Так и Чаадаев в своих сочинениях рубежа 1820–1830-х гг. переходил от одного сюжета к другому, обосновывал интересующее его утверждение и оставлял без внимания не занимавшие его материи, возвращался к темам, уже затронутым прежде, чтобы снабдить их более точным и риторически выверенным комментарием. Впечатление смысловой хаотичности «Философических писем» возникло уже у современников Чаадаева. Д. Н. Свербеев замечал: «Я читал некоторые из этих писем (и кто из людей ему коротких не читал их в это время?) и, насколько могу теперь припомнить, все они были довольно запутанного содержания» [76] . Впрочем, с точки зрения композиции «Философических писем» целое обладало меньшей важностью, чем часть, а раз так, то «запутанность содержания» не являлась большой проблемой. Высокую значимость приобретал вопрос об оригинальности чаадаевских высказываний, поскольку в рамках салонной поэтики именно это качество сигнализировало о блеске индивидуального авторского стиля. И здесь анализ франкоязычного текста «Les lettres philosophiques» способен удивить нас.
76
Свербеев Д. Н. Мои записки / Подгот. текста М. В. Батшева, Б. П. Краевского и Т. В. Медведевой. М., 2014. С. 523.
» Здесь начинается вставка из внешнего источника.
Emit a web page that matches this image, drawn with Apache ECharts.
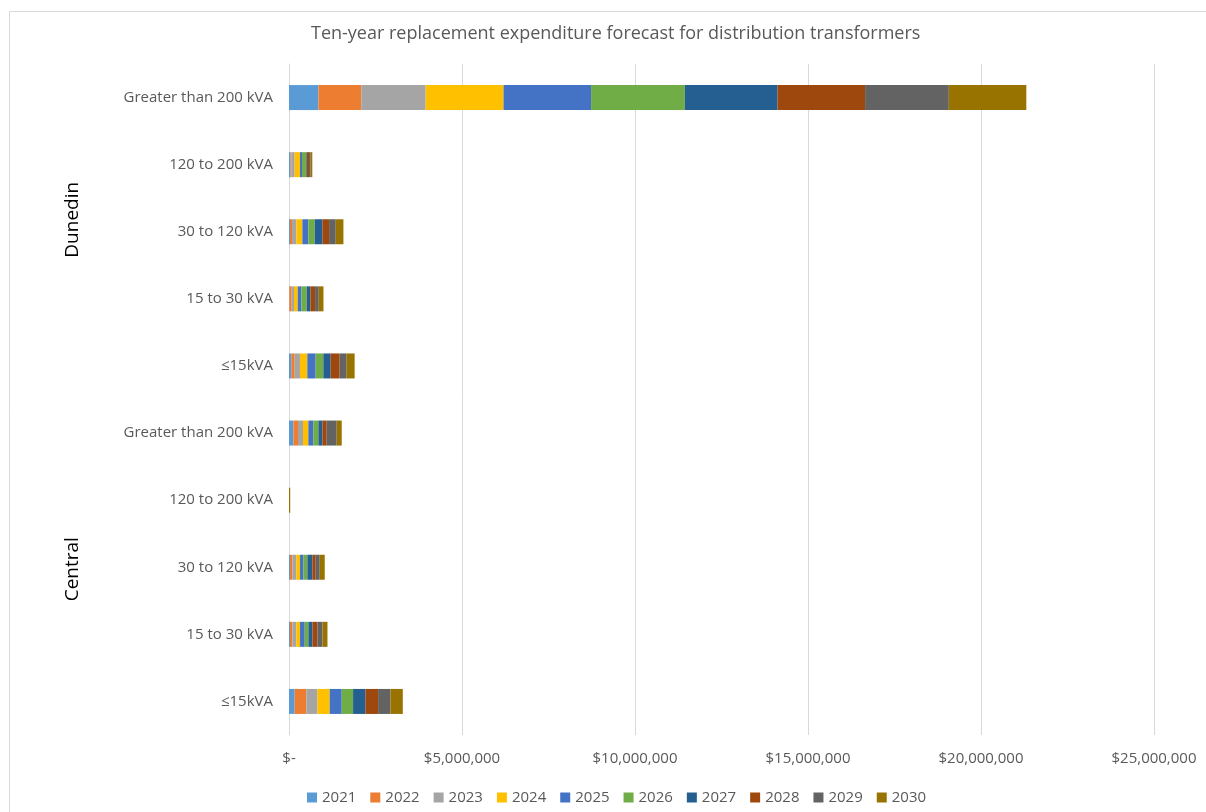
<!DOCTYPE html>
<html>
<head>
<meta charset="utf-8">
<script src="https://cdn.jsdelivr.net/npm/echarts@6/dist/echarts.min.js"></script>
<style>html,body{margin:0;padding:0;background:#fff}#c{width:1206px;height:812px}</style>
</head>
<body>
<div id="c"></div>
<script>
const titleText = 'Ten-year replacement expenditure forecast for distribution transformers';
const groups = ['Dunedin', 'Central'];
const sizeBands = ['Greater than 200 kVA', '120 to 200 kVA', '30 to 120 kVA', '15 to 30 kVA', '≤15kVA'];
const years = ['2021','2022','2023','2024','2025','2026','2027','2028','2029','2030'];
// rows in order: Dunedin (5 bands), Central (5 bands); each row lists 2021..2030 values ($)
const dunedinGt200  = [850000, 1240000, 1860000, 2250000, 2530000, 2710000, 2680000, 2530000, 2420000, 2240000];
const dunedin120    = [48000, 29000, 87000, 153000, 58000, 125000, 20000, 58000, 48000, 48000];
const dunedin30     = [29000, 58000, 125000, 174000, 174000, 183000, 222000, 193000, 193000, 222000];
const dunedin15     = [10000, 67000, 67000, 107000, 107000, 154000, 107000, 135000, 107000, 135000];
const dunedinLe15   = [67000, 96000, 154000, 212000, 241000, 222000, 212000, 260000, 202000, 231000];
const centralGt200  = [125000, 135000, 145000, 154000, 145000, 145000, 116000, 125000, 289000, 145000];
const central120    = [0, 0, 0, 0, 0, 0, 0, 0, 0, 35000];
const central30     = [29000, 67000, 116000, 107000, 96000, 116000, 145000, 96000, 116000, 145000];
const central15     = [29000, 67000, 116000, 107000, 135000, 107000, 116000, 145000, 145000, 145000];
const centralLe15   = [164000, 338000, 318000, 357000, 347000, 328000, 357000, 366000, 357000, 357000];
const rows = [dunedinGt200, dunedin120, dunedin30, dunedin15, dunedinLe15,
              centralGt200, central120, central30, central15, centralLe15];
const xTicks = [0, 5000000, 10000000, 15000000, 20000000, 25000000];
const colors = ['#5B9BD5','#ED7D31','#A5A5A5','#FFC000','#4472C4','#70AD47','#255E91','#9E480E','#636363','#997300'];

const categories = [];
groups.forEach((g, gi) => sizeBands.forEach(b => categories.push(g + '|' + b)));

const font = '"Open Sans", "Noto Sans", sans-serif';
const chart = echarts.init(document.getElementById('c'), null, {renderer: 'canvas'});

const series = years.map((y, yi) => ({
  name: y,
  type: 'bar',
  stack: 'total',
  barWidth: 25,
  itemStyle: {color: colors[yi]},
  emphasis: {disabled: true},
  data: rows.map(r => r[yi])
}));

chart.setOption({
  animation: false,
  color: colors,
  title: {
    text: titleText, left: 306, top: 20,
    textStyle: {fontFamily: font, fontSize: 18, fontWeight: 'normal', color: '#595959'}
  },
  legend: {
    data: years, bottom: 2, left: 302,
    itemWidth: 10, itemHeight: 10, itemGap: 14, icon: 'rect',
    textStyle: {fontFamily: font, fontSize: 15, color: '#595959'}
  },
  grid: {left: 289, right: 52, top: 64, bottom: 77, containLabel: false},
  xAxis: {
    type: 'value', min: xTicks[0], max: xTicks[xTicks.length - 1], interval: xTicks[1] - xTicks[0],
    axisLine: {show: false}, axisTick: {show: false},
    splitLine: {lineStyle: {color: '#d9d9d9'}},
    axisLabel: {
      fontFamily: font, fontSize: 15, color: '#595959', margin: 16,
      formatter: v => v === 0 ? '$-' : '$' + v.toLocaleString('en-US')
    }
  },
  yAxis: {
    type: 'category', data: categories, inverse: true,
    axisLine: {lineStyle: {color: '#d9d9d9'}}, axisTick: {show: false},
    axisLabel: {
      fontFamily: font, fontSize: 15, color: '#595959', margin: 16,
      formatter: v => v.split('|')[1]
    }
  },
  series: series
});

// group labels positioned from the category axis
const groupShift = [-12, 2];
const gfx = [{
  type: 'rect', shape: {x: 9.5, y: 11.5, width: 1210, height: 820},
  style: {fill: 'none', stroke: '#d9d9d9', lineWidth: 1}, silent: true
}];
groups.forEach((g, gi) => {
  const a = chart.convertToPixel({yAxisIndex: 0}, categories[gi * 5]);
  const b = chart.convertToPixel({yAxisIndex: 0}, categories[gi * 5 + 4]);
  gfx.push({
    type: 'text', x: 73, y: (a + b) / 2 + groupShift[gi], rotation: Math.PI / 2,
    style: {text: g, fontFamily: font, fontSize: 19, fill: '#000', align: 'center', verticalAlign: 'middle'}
  });
});
chart.setOption({graphic: gfx});
</script>
</body>
</html>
Выясняется, что значительное (если не сказать подавляющее) число идей и утверждений Чаадаев заимствовал из трудов французских философов-традиционалистов. Приведем несколько примеров. Автор «Философического письма» отмечал неспособность русских идти вослед своим императорам к европейским ценностям:
Когда-то великий человек вздумал нас цивилизовать и для того, чтобы приохотить к просвещению, кинул нам плащ цивилизации; мы подняли плащ, но к просвещению не прикоснулись. В другой раз другой великий монарх, приобщая нас к своей славной судьбе, провел нас победителями от края до края Европы; вернувшись домой из этого триумфального шествия по самым просвещенным странам мира, мы принесли с собой одни только дурные понятия и гибельные заблуждения, последствием которых была катастрофа, откинувшая нас назад на полвека. В крови у нас есть что-то такое, что отвергает всякий настоящий прогресс [77] .
77
Чаадаев П. Я. Избранные труды / Сост., примеч. и вступ. ст. М. Б. Велижева. М., 2010. С. 173; оригинал по-французски.